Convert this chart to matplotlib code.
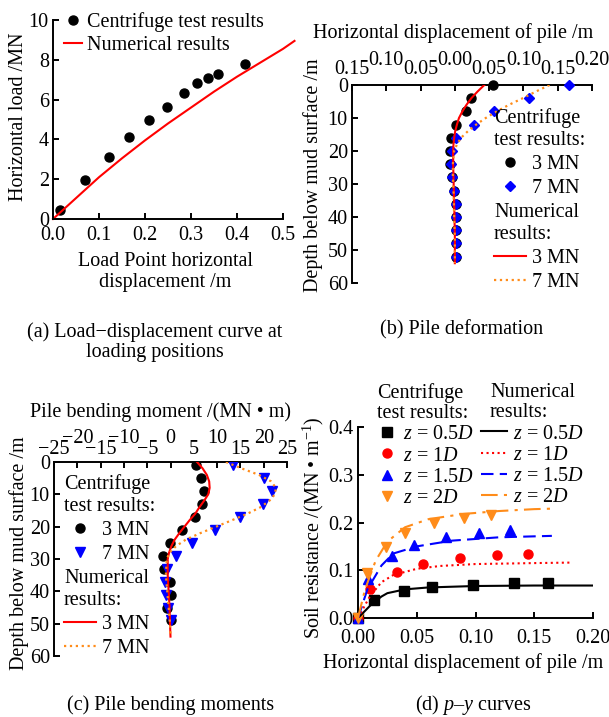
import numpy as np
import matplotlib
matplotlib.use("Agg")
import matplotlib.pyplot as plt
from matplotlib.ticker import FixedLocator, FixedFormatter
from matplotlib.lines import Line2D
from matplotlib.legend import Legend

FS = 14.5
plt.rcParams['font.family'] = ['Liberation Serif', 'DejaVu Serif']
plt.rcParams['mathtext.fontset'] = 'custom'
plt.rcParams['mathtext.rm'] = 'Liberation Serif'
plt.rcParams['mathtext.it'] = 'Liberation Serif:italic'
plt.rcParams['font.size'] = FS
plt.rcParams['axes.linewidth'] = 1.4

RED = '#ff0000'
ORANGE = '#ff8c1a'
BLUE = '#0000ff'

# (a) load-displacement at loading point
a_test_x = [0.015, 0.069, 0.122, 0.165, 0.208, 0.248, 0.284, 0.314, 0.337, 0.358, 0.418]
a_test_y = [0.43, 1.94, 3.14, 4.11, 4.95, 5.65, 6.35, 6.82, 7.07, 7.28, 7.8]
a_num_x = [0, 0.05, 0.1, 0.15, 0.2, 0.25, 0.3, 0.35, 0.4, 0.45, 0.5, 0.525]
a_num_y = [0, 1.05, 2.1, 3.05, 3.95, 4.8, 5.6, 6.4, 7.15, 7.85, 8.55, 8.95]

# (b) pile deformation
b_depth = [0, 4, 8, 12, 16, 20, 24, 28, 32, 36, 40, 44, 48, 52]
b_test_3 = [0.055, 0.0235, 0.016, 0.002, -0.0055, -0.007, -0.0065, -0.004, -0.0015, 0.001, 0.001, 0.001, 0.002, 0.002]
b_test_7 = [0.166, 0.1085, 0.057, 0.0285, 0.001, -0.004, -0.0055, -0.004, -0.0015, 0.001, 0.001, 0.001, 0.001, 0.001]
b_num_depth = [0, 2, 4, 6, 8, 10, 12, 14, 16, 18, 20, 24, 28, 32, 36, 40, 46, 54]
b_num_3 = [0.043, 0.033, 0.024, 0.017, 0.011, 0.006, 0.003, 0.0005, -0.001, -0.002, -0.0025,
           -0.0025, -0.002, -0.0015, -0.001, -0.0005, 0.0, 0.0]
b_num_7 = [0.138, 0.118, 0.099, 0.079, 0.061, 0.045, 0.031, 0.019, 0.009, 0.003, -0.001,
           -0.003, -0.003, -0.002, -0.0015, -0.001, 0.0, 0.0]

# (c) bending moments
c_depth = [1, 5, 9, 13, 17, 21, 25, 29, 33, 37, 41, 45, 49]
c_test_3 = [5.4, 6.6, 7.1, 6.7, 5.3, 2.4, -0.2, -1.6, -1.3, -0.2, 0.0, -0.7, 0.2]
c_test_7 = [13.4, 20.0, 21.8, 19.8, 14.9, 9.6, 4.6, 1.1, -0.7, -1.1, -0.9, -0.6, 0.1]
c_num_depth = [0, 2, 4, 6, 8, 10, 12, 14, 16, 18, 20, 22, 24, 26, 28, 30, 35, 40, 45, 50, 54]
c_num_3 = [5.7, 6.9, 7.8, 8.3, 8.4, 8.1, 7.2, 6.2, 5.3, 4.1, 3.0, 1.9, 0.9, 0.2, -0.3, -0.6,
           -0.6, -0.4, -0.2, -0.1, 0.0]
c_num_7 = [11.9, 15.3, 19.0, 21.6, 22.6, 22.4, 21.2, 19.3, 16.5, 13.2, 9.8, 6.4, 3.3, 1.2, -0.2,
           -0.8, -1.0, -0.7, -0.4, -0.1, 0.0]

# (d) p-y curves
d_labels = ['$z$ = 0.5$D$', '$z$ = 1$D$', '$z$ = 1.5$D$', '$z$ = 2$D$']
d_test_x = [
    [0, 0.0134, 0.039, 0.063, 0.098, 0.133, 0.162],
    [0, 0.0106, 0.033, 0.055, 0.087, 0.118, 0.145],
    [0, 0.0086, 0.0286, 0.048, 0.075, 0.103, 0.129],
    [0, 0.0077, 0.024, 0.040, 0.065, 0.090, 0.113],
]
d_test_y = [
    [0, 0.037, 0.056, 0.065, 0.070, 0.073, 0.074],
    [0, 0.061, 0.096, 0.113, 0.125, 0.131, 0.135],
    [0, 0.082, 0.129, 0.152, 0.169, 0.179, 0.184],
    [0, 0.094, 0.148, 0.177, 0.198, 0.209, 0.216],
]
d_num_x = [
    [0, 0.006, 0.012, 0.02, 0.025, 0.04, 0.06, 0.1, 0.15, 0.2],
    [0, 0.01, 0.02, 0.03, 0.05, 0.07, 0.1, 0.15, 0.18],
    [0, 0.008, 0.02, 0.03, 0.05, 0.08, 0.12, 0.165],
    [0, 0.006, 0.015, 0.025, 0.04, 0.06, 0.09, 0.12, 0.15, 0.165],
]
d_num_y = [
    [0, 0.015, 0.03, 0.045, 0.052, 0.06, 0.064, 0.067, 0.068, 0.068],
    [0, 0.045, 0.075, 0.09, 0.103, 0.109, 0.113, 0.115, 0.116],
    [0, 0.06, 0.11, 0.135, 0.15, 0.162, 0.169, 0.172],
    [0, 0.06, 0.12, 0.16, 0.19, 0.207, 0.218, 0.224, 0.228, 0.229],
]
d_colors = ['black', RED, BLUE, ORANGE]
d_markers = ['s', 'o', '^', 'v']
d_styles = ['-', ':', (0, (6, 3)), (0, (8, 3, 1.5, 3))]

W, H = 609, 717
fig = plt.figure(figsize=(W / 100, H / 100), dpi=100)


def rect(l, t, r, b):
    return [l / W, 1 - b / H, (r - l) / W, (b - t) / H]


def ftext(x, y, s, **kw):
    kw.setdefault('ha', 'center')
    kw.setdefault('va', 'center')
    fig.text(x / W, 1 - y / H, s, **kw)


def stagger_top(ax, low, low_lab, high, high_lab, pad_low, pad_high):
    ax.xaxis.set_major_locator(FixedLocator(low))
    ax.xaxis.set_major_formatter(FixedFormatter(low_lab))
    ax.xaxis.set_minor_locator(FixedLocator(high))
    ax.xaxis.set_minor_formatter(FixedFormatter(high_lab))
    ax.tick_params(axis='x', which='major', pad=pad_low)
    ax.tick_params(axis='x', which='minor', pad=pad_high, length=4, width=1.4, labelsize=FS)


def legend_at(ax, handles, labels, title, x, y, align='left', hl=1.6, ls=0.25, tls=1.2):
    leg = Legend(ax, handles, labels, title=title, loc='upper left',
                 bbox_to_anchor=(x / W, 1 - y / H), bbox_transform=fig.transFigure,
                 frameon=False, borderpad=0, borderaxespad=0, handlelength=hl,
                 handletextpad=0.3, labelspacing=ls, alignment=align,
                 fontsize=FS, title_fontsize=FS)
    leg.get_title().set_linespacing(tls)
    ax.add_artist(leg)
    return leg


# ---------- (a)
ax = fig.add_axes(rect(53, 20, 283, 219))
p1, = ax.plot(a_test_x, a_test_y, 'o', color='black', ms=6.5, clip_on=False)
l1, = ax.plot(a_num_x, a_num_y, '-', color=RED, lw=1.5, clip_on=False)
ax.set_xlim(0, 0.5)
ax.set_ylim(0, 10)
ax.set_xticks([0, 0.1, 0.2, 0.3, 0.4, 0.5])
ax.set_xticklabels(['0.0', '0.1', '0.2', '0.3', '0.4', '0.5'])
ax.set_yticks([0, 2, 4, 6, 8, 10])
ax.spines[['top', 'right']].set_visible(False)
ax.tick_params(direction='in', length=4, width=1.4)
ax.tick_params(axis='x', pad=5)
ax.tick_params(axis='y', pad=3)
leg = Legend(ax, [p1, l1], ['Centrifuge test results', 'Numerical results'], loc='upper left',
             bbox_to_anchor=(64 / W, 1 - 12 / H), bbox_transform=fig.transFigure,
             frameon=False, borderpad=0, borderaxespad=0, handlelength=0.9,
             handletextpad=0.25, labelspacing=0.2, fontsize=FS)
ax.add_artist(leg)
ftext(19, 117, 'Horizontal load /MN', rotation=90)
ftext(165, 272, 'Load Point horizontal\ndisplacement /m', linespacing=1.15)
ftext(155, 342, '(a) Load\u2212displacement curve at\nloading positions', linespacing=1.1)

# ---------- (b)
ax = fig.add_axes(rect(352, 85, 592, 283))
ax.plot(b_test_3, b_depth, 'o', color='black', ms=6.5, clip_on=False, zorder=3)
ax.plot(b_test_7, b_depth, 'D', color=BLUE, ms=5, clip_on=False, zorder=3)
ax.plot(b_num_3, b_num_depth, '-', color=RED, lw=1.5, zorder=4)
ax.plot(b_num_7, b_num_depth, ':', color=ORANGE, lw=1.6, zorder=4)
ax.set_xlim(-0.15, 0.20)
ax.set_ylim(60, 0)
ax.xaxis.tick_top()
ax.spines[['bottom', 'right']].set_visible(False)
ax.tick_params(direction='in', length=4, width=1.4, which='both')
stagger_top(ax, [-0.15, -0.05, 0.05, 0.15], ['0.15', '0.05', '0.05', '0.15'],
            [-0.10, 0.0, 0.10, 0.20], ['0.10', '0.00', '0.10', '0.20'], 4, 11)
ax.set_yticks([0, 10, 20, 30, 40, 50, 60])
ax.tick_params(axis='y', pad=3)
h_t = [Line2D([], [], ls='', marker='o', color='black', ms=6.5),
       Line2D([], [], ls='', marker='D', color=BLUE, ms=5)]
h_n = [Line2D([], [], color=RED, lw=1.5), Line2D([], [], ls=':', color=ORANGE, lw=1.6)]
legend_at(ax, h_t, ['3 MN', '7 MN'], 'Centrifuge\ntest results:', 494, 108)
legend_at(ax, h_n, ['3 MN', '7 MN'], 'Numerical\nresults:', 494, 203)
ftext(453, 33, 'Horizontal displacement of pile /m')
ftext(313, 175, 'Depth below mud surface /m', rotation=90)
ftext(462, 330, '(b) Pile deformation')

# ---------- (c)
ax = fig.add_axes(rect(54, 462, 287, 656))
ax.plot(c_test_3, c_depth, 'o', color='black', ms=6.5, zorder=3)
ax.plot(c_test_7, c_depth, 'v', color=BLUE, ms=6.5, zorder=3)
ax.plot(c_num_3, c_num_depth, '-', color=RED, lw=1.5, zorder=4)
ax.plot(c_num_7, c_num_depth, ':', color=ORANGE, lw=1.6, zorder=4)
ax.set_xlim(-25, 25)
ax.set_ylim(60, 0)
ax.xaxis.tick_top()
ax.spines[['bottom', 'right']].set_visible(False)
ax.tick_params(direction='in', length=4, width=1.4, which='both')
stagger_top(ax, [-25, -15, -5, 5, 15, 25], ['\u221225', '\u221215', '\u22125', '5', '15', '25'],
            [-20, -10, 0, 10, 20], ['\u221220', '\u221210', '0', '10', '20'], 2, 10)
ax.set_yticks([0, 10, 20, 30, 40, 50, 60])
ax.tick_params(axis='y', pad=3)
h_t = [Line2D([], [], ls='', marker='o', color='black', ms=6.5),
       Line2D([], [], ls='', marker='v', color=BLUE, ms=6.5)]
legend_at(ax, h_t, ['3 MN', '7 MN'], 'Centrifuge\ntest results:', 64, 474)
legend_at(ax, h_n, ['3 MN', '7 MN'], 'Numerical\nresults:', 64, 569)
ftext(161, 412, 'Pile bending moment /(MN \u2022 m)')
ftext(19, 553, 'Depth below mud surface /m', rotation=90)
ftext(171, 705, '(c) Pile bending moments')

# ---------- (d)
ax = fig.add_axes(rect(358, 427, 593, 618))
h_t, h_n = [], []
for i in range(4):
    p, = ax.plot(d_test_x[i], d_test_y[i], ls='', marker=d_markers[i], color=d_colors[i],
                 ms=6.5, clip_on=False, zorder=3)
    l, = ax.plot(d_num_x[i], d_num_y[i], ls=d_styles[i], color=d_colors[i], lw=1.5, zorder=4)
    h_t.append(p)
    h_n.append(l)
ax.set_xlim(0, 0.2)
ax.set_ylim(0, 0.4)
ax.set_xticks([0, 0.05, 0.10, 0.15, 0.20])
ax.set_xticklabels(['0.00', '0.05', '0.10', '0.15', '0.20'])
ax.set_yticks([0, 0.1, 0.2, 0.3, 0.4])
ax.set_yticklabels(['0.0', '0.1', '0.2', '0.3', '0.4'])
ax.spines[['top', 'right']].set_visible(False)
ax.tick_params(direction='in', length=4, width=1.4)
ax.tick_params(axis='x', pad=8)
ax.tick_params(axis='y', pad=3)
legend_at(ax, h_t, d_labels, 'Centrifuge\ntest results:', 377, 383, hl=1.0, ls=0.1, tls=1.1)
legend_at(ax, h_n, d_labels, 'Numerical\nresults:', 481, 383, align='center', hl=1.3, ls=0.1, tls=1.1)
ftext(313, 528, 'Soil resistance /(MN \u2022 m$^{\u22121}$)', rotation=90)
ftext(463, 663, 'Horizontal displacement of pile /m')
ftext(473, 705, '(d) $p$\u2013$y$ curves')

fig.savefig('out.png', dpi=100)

____________

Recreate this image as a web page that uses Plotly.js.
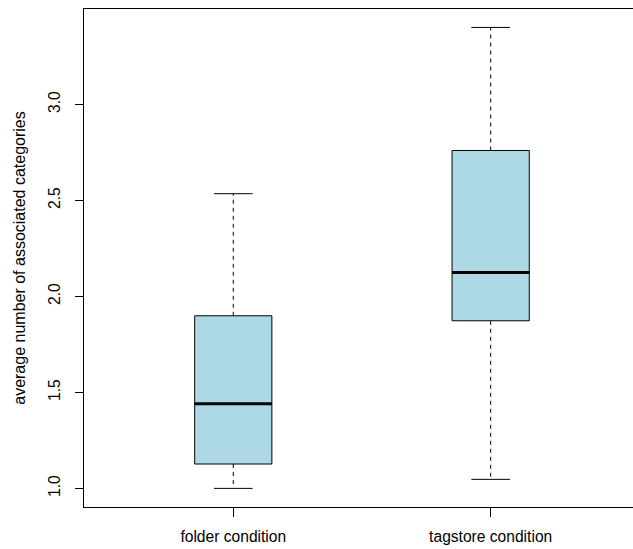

____________

* _CHALLENGE_: Above are some records. Output exactly the lines from the one that contains "Convert this chart to matplotlib code." to the one that contains "from matplotlib.legend import Legend", keeping both, and omit the pictures.

* _SOLUTION_:
Convert this chart to matplotlib code.
import numpy as np
import matplotlib
matplotlib.use("Agg")
import matplotlib.pyplot as plt
from matplotlib.ticker import FixedLocator, FixedFormatter
from matplotlib.lines import Line2D
from matplotlib.legend import Legend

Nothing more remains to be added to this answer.